I came across some of his writings during my information-gathering exercises for my book during tours of Central Asian Republics abutting Afghanistan. They hosted several Afghans – soldiers, academics and politicos among them. They also included traders and businessmen part of, or close to, the first Taliban regime (1996-2001)

Many of them referred to Yusufzai and his writings. That he interviewed Osama bin Laden later and was perhaps the only one to meet Mullah Umar, the reclusive Taliban supreme leader, created a halo around him and his writings.

During and after 9/11 and with the US-led invasion that removed the Taliban from power, Yusufzai’s writings and views were followed. Given the restrictions on an Indian scribe, and India-Pakistan relations, it is never easy to meet a Pakistani journalist, unless you are at some seminar/conference in a third country. I was not lucky.

However, in my long years of following developments in Afghanistan, I cannot think of another Pakistani journalist-scholar on the subject who is read and respected in India as well. Several Indian scribes and scholars have paid homage to him.

I think it significant since the Indian media and academic community, by and large though certainly not entirely, rely on Western sources. This is partly because of the facility of the English language and the rest, because the Western line was, and remains, critical of Pakistan’s quest for “strategic depth” by seeking to install a ‘friendly’ government in Kabul.

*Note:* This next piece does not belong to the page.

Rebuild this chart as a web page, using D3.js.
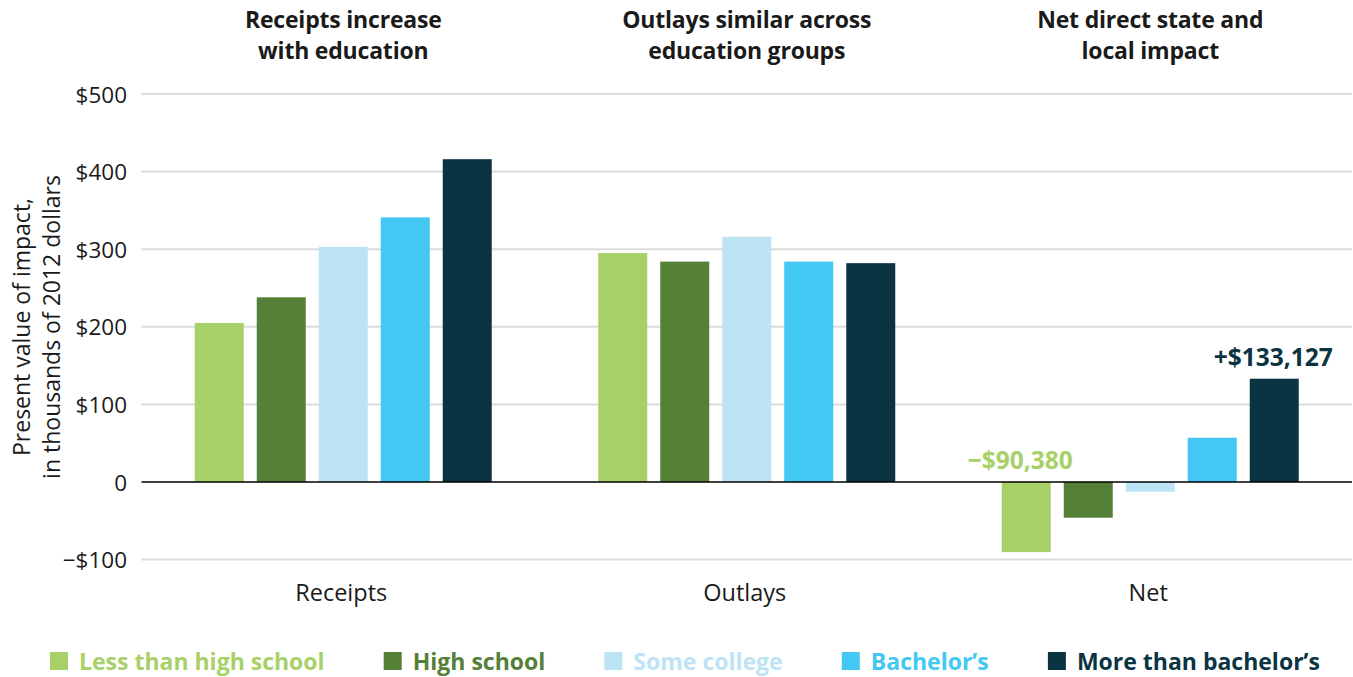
<!DOCTYPE html>
<html>
<head>
<meta charset="utf-8">
<script src="https://cdn.jsdelivr.net/npm/d3@7"></script>
<style>
  html, body { margin: 0; padding: 0; background: #fff; }
  svg { display: block; }
  text { font-family: "Open Sans", "Noto Sans", sans-serif; }
</style>
</head>
<body>
<svg id="chart" width="1353" height="677"></svg>
<script>
// ---------- data ----------
const categories = ["Receipts", "Outlays", "Net"];
const groups = ["Less than high school", "High school", "Some college", "Bachelor\u2019s", "More than bachelor\u2019s"];
const colors = ["#a8d068", "#558038", "#bce4f5", "#42c8f2", "#0b3443"];
const receipts = [205, 238, 303, 341, 416];
const outlays  = [295, 284, 316, 284, 282];
const net      = [-90.38, -46, -12.5, 57, 133.127];
const titles = [
  ["Receipts increase", "with education"],
  ["Outlays similar across", "education groups"],
  ["Net direct state and", "local impact"]
];
const yTicks = [-100, 0, 100, 200, 300, 400, 500];
const yTickLabels = ["\u2212$100", "0", "$100", "$200", "$300", "$400", "$500"];
const yTitle = ["Present value of impact,", "in thousands of 2012 dollars"];
const annotations = [
  { cat: "Net", group: 0, text: "\u2212$90,380" },
  { cat: "Net", group: 4, text: "+$133,127" }
];

const seriesByCat = { Receipts: receipts, Outlays: outlays, Net: net };

// ---------- layout ----------
const ink = "#1a1a1a";
const svg = d3.select("#chart");
const left = 141.5, right = 1352;

const x0 = d3.scaleBand().domain(categories).range([left, right]).padding(0);
const groupWidth = 297;
const x1 = d3.scaleBand().domain(d3.range(groups.length)).range([0, groupWidth]).paddingInner(13 / 62).paddingOuter(0);
const y = d3.scaleLinear().domain([-100, 500]).range([559.6, 94]);

const groupStart = c => x0(c) + x0.bandwidth() / 2 - groupWidth / 2;

// gridlines
svg.append("g").selectAll("line")
  .data(yTicks.filter(t => t !== 0))
  .join("line")
  .attr("x1", left).attr("x2", right)
  .attr("y1", d => y(d)).attr("y2", d => y(d))
  .attr("stroke", "#dcdcdc").attr("stroke-width", 2);

// y axis labels
const yAxis = d3.axisLeft(y).tickValues(yTicks).tickSize(0).tickPadding(0)
  .tickFormat((d, i) => yTickLabels[i]);
const yg = svg.append("g").attr("transform", "translate(127,0)").call(yAxis);
yg.select(".domain").remove();
yg.selectAll("text")
  .style("font-family", '"Open Sans", sans-serif')
  .style("font-size", "22.5px")
  .style("fill", ink)
  .attr("dy", "0.36em");

// bars
const barData = [];
categories.forEach(c => seriesByCat[c].forEach((v, i) => barData.push({ c, i, v })));
svg.append("g").selectAll("rect")
  .data(barData)
  .join("rect")
  .attr("x", d => groupStart(d.c) + x1(d.i))
  .attr("width", x1.bandwidth())
  .attr("y", d => y(Math.max(0, d.v)))
  .attr("height", d => Math.abs(y(d.v) - y(0)))
  .attr("fill", d => colors[d.i]);

// zero line
svg.append("line")
  .attr("x1", left).attr("x2", right)
  .attr("y1", y(0)).attr("y2", y(0))
  .attr("stroke", "#000").attr("stroke-width", 1.6);

// category labels
svg.append("g").selectAll("text")
  .data(categories)
  .join("text")
  .attr("x", d => x0(d) + x0.bandwidth() / 2 - 2)
  .attr("y", 601)
  .attr("text-anchor", "middle")
  .style("font-size", "23.5px")
  .style("fill", ink)
  .text(d => d);

// titles
const tg = svg.append("g").selectAll("text")
  .data(categories)
  .join("text")
  .attr("text-anchor", "middle")
  .style("font-size", "23px")
  .style("font-weight", "700")
  .style("letter-spacing", "-0.2px")
  .style("fill", ink)
  .attr("transform", d => `translate(${x0(d) + x0.bandwidth() / 2},0)`);
tg.each(function (d, i) {
  const t = d3.select(this);
  titles[i].forEach((line, k) => {
    t.append("tspan").attr("x", 0).attr("y", 28 + k * 31).text(line);
  });
});

// annotations
svg.append("g").selectAll("text")
  .data(annotations)
  .join("text")
  .attr("x", d => groupStart(d.cat) + x1(d.group) + x1.bandwidth() / 2 + (d.group === 0 ? -6 : -1))
  .attr("y", d => {
    const v = seriesByCat[d.cat][d.group];
    return (v > 0 ? y(v) : y(0)) - 13;
  })
  .attr("text-anchor", "middle")
  .style("font-size", "24.5px")
  .style("font-weight", "700")
  .style("fill", d => colors[d.group])
  .text(d => d.text);

// y title
const yt = svg.append("text")
  .attr("transform", "translate(0,327) rotate(-90)")
  .attr("text-anchor", "middle")
  .style("font-size", "23px")
  .style("fill", ink);
yTitle.forEach((line, k) => {
  yt.append("tspan").attr("x", 0).attr("y", 30 + k * 30).text(line);
});

// legend (flow layout)
const lg = svg.append("g");
const legendStart = 50, legendEnd = 1320, sq = 18, textGap = 29;
const items = groups.map((g, i) => {
  const gi = lg.append("g");
  gi.append("rect").attr("width", sq).attr("height", sq).attr("y", 652).attr("fill", colors[i]);
  const t = gi.append("text").attr("x", textGap).attr("y", 669.5)
    .style("font-size", "23px").style("font-weight", "700")
    .style("fill", colors[i]).text(g);
  return { gi, w: textGap + t.node().getComputedTextLength() };
});
const totalW = d3.sum(items, d => d.w);
const gap = (legendEnd - legendStart - totalW) / (items.length - 1);
let cx = legendStart;
items.forEach(it => { it.gi.attr("transform", `translate(${cx},0)`); cx += it.w + gap; });
</script>
</body>
</html>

Poignantly, Yusufzai Sahab passed away on September 9, precisely two decades after 9/11. It comes amidst tumultuous changes in Afghanistan where people seem destined in medieval times and misery, without the luxury to decide whether they are ‘free’ or ‘abandoned.’

The Taliban he talked to and wrote about have returned. The US-led military have quit a war they triggered in response to 9/11, but also to play the global policemen. They did not know how and when to withdraw. Non perhaps, has read about Abhimanyu, the young, ill-fated warrior in Mahabharata, and the ‘Chakravyuha’, the military formation he could not break through.

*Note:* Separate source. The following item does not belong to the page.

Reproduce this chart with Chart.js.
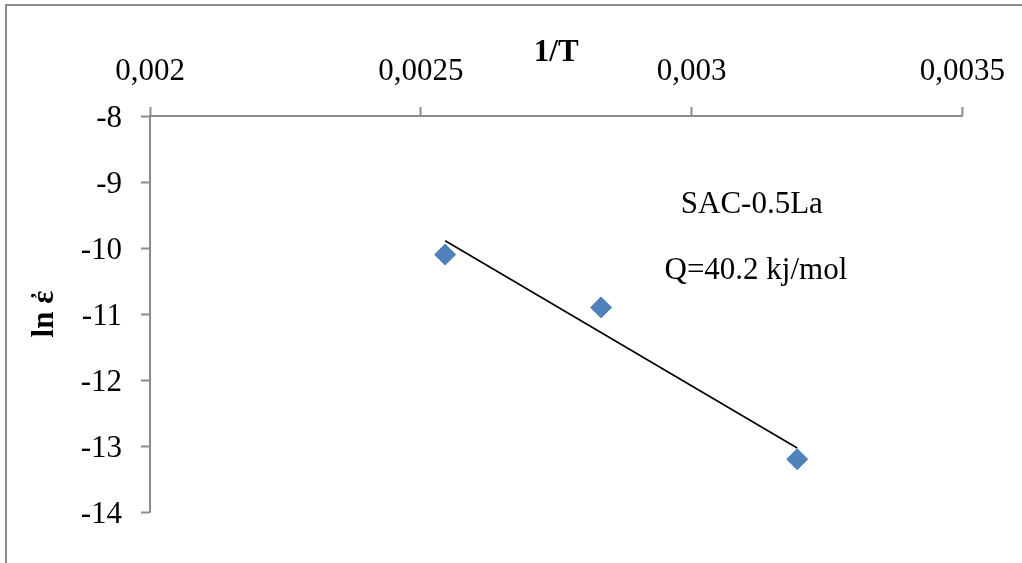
<!DOCTYPE html>
<html>
<head>
<meta charset="utf-8">
<script src="https://cdn.jsdelivr.net/npm/chart.js@4"></script>
<style>
  html, body { margin: 0; padding: 0; background: #fff; overflow: hidden; }
  canvas { display: block; }
</style>
</head>
<body>
<canvas id="chart" width="1022" height="563"></canvas>
<script>
// 1/T values and ln(strain rate)
const invT = [0.002545, 0.002833, 0.003195];
const lnRate = [-10.1, -10.9, -13.2];

// trend line ends (as drawn)
const trendX = [0.002545, 0.003195];
const trendY = [-9.89, -13.03];

const xTickLabels = ['0,002', '0,0025', '0,003', '0,0035'];
const yTickLabels = ['-14', '-13', '-12', '-11', '-10', '-9', '-8'];

const notes = [
    { text: 'SAC-0.5La', x: 0.00298, y: -9.47 },
    { text: 'Q=40.2 kj/mol', x: 0.00295, y: -10.47 }
];

const axisGrey = '#8c8c8c';
const serif = "'Liberation Serif', 'Times New Roman', serif";
const fontSize = 31;

const frame = {
    id: 'frame',
    beforeDraw(chart) {
        const ctx = chart.ctx;
        ctx.save();
        ctx.strokeStyle = axisGrey;
        ctx.lineWidth = 2;
        ctx.strokeRect(6, 5, chart.width + 20, chart.height + 20);
        ctx.restore();
    }
};

const noteText = {
    id: 'noteText',
    afterDatasetsDraw(chart) {
        const ctx = chart.ctx;
        const xs = chart.scales.x, ys = chart.scales.y;
        ctx.save();
        ctx.fillStyle = '#000';
        ctx.font = fontSize + 'px ' + serif;
        ctx.textAlign = 'left';
        ctx.textBaseline = 'alphabetic';
        notes.forEach(n => {
            ctx.fillText(n.text, xs.getPixelForValue(n.x), ys.getPixelForValue(n.y));
        });
        ctx.restore();
    }
};

new Chart(document.getElementById('chart').getContext('2d'), {
    type: 'scatter',
    data: {
        datasets: [
            {
                label: 'data',
                data: invT.map((x, i) => ({ x: x, y: lnRate[i] })),
                pointStyle: 'rectRot',
                pointRadius: 10.5,
                pointHoverRadius: 10.5,
                backgroundColor: '#4F81BD',
                borderColor: '#4F81BD',
                borderWidth: 1
            },
            {
                type: 'line',
                label: 'trend',
                data: trendX.map((x, i) => ({ x: x, y: trendY[i] })),
                borderColor: '#000',
                borderWidth: 1.6,
                pointRadius: 0,
                fill: false
            }
        ]
    },
    options: {
        responsive: false,
        animation: false,
        devicePixelRatio: 1,
        layout: { padding: { left: 0, top: 0, right: 59, bottom: 51 } },
        plugins: {
            legend: { display: false },
            tooltip: { enabled: false }
        },
        scales: {
            x: {
                type: 'linear',
                position: 'top',
                min: 0.002,
                max: 0.0035,
                afterFit: s => { s.height = 116; },
                afterBuildTicks: s => {
                    s.ticks = xTickLabels.map((t, i) => ({ value: 0.002 + i * 0.0005 }));
                },
                ticks: {
                    callback: (v, i) => xTickLabels[i],
                    font: { family: serif, size: fontSize },
                    color: '#000',
                    padding: 17,
                    maxRotation: 0
                },
                grid: { drawOnChartArea: false, tickLength: 9, tickColor: axisGrey, tickWidth: 2 },
                border: { color: axisGrey, width: 2 },
                title: {
                    display: true,
                    text: '1/T',
                    font: { family: serif, size: fontSize, weight: 'bold' },
                    color: '#000',
                    padding: { top: 34, bottom: 0 }
                }
            },
            y: {
                type: 'linear',
                min: -14,
                max: -8,
                afterFit: s => { s.width = 150; },
                ticks: {
                    stepSize: 1,
                    callback: (v, i) => yTickLabels[i],
                    font: { family: serif, size: fontSize },
                    color: '#000',
                    padding: 19,
                    labelOffset: 3
                },
                grid: { drawOnChartArea: false, tickLength: 9, tickColor: axisGrey, tickWidth: 2 },
                border: { color: axisGrey, width: 2 },
                title: {
                    display: true,
                    text: 'ln ἐ',
                    font: { family: serif, size: fontSize, weight: 'bold' },
                    color: '#000',
                    padding: { top: 26, bottom: 0 }
                }
            }
        }
    },
    plugins: [frame, noteText]
});
</script>
</body>
</html>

Yusufzai’s presence would be missed at this juncture, when the West is divided on the way it quit it, collectively shedding crocodile tears, unsure how to return to business-as-usual. The spectre of terrorism that brought them together, has only multiplied. A new chapter of the “Great Game” is unfolding.

New power equations place China in the driver’s seat, accompanied on an uncertain journey by Russia, Pakistan, Iran and many others. The level of their comfort they experience, individually and collectively, can only be speculated. Yusufzai would have had something to say on the feeling of exultation in Pakistan. And about the Indians, ‘friendless’ yet again and out of the reckoning, as of now.